Gogo and the Turk helped the Cook wash up the supper dishes, and half an hour later every single Teenie Weenie was sleeping peacefully in his teenie weenie bed.
The Teenie Weenies had been asleep only a short time when they were awakened by a loud squeaking and scratching at the front door.
“Who dat?” cried Gogo, putting his head out one of the tiny windows.
“Its me,” answered Mrs. Mouse. “Oh dear me.”
“What’s the trouble?” asked the General, joining Gogo at the window.
“Oh gracious me,” wailed Mrs. Mouse, “I’m scared half out of my senses, for I’m afraid that old cat that lives next door might get in the cellar, and to think what would happen to my poor crippled husband just frightens me half out of my wits.”

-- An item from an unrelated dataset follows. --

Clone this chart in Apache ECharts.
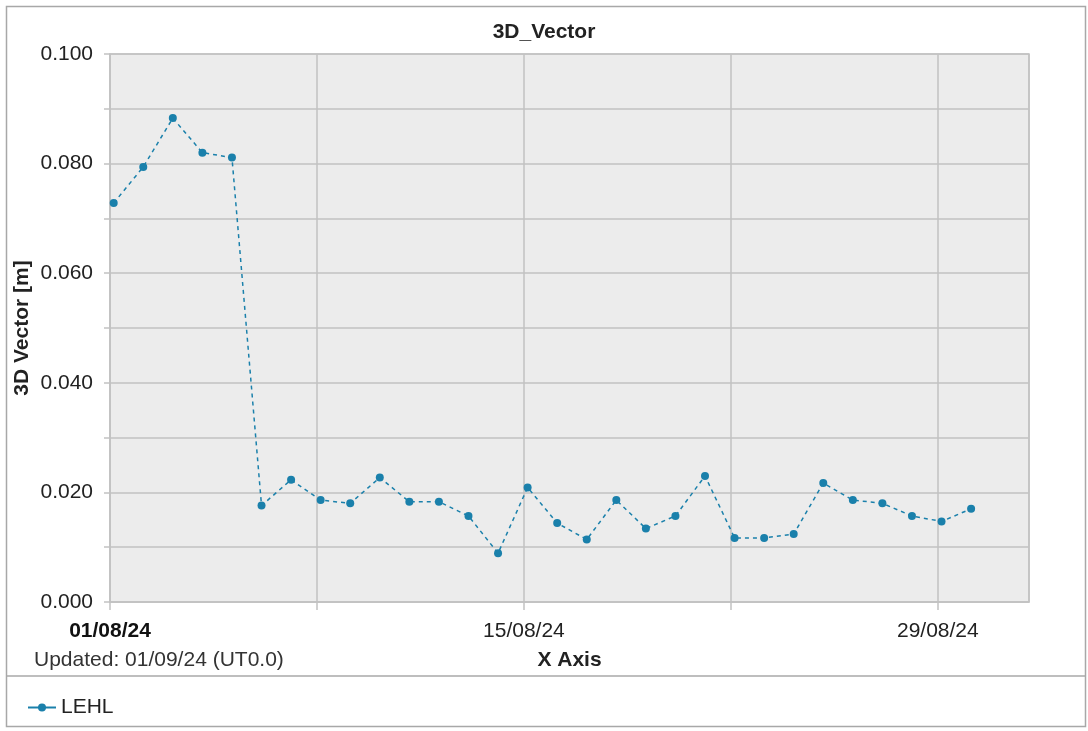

“We’ll not desert you, madam,” said the General kindly. “We’ll come over immediately and take your husband home.”
The Teenie Weenies soon dressed themselves, and Gogo hurried over to the hospital to call the Doctor.

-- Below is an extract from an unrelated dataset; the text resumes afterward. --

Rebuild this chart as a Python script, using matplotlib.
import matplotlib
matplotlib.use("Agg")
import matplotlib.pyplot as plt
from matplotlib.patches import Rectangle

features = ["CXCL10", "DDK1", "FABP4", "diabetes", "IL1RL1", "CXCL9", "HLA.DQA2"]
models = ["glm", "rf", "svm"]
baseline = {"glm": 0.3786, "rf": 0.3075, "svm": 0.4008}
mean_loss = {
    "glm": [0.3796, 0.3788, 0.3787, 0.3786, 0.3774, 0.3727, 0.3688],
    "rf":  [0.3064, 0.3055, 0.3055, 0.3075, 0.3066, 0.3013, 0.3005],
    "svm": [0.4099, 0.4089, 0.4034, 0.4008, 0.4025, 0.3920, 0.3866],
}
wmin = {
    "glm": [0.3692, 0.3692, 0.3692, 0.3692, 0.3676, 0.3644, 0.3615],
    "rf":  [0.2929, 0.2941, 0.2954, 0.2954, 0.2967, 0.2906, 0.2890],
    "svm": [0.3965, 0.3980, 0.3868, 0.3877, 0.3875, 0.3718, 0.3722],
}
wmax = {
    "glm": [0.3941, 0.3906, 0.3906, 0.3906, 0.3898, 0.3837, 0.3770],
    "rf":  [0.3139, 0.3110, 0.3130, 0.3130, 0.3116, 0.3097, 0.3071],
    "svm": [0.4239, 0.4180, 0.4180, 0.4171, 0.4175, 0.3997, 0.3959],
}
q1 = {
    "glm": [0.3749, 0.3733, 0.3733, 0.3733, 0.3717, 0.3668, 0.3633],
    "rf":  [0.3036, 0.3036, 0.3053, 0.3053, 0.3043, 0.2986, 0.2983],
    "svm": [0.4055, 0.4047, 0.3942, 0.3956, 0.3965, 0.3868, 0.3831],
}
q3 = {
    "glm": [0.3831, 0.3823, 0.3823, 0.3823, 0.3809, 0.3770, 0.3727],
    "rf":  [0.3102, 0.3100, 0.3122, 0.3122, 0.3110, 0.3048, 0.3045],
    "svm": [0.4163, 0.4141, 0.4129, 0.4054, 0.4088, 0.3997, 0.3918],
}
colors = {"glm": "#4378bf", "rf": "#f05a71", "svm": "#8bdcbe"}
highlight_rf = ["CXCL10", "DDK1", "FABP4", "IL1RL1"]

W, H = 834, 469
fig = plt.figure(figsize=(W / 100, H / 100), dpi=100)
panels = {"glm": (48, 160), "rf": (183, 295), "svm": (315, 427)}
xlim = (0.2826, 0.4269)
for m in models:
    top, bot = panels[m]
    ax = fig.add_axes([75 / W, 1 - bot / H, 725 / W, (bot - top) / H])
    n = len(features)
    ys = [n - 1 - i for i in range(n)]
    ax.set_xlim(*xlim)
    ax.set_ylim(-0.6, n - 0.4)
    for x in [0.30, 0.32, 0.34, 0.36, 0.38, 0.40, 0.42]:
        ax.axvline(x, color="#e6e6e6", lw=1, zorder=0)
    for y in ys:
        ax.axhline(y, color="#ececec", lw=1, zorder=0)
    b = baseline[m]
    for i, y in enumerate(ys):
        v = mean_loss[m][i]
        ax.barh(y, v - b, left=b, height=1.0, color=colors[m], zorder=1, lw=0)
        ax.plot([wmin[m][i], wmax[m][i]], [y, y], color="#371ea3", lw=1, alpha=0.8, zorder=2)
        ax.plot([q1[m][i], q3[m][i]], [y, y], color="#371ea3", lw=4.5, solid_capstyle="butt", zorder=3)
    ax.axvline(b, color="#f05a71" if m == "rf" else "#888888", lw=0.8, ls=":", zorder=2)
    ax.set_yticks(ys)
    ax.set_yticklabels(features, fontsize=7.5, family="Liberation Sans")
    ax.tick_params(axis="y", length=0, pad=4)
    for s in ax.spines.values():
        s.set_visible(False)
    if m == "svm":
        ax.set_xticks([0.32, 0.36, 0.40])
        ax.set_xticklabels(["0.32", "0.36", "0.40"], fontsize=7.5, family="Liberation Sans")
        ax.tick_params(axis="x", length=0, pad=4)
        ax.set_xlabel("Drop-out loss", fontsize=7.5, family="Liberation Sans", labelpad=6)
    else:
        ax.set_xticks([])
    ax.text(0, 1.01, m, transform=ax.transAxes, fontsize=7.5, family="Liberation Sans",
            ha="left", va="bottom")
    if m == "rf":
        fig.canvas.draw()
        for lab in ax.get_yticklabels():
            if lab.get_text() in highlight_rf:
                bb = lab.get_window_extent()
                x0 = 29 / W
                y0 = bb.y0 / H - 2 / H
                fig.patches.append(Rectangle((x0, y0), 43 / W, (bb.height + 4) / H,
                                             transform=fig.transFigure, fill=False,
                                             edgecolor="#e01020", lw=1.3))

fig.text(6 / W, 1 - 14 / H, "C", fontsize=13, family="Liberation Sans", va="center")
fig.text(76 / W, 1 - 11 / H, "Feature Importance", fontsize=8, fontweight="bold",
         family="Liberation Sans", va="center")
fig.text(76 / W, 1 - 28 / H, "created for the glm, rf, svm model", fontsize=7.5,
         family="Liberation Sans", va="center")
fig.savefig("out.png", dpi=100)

“Hadn’t we better take along one of the wagons?” asked the General, when the Teenie Weenie physician arrived.
“A wagon wouldn’t do,” answered the Doctor. “We could never take Mr. Mouse home in a wagon. Why, it would jar the poor mouse’s injured legs until he couldn’t stand the pain.”
“Great grief!” cried the General, “how in the name of ripe cherries are we going to move him?”
“Very simple matter,” said the Doctor. “We can carry him in a hammock, which we can make out of a sheet or tablecloth. This can be hung on a pole and we can carry him on our shoulders.”
“I know where there’s a pole that will be just the thing,” shouted the Turk. “Come on, Gogo, and we’ll get it.”
The two Teenie Weenies hurried away in the darkness and presently they returned with a long handled paint brush.
The Cook brought out an old tablecloth and the little men set out for the cellar where the poor mouse lay.
It was dark, but the little fellows found their way without trouble, for Teenie Weenies can see almost as well as owls in the dark and in a short time they arrived safe and sound.
The injured mouse was soon put into the tablecloth and the ends were made fast to the brush handle. Six of the strongest Teenie Weenies were chosen to carry the mouse and they gently lifted the brush handle to their shoulders. The Teenie Weenies moved off carefully towards the mouse’s home, which lay at the far end of the cellar.
The Dunce walked at the side of the hammock and carried the mouse’s long tail over his shoulder, in order to keep it from dragging on the floor, for the poor fellow’s spirits were mighty low and his tail would drag.
The mouse was carried through a hole in a brick wall, which was the entrance to his home, and laid gently on a bed of soft cotton. The Lady of Fashion helped Mrs. Mouse nurse her husband back to health and the Doctor called almost every day, while the Cook made all sorts of dainty dishes for the invalid.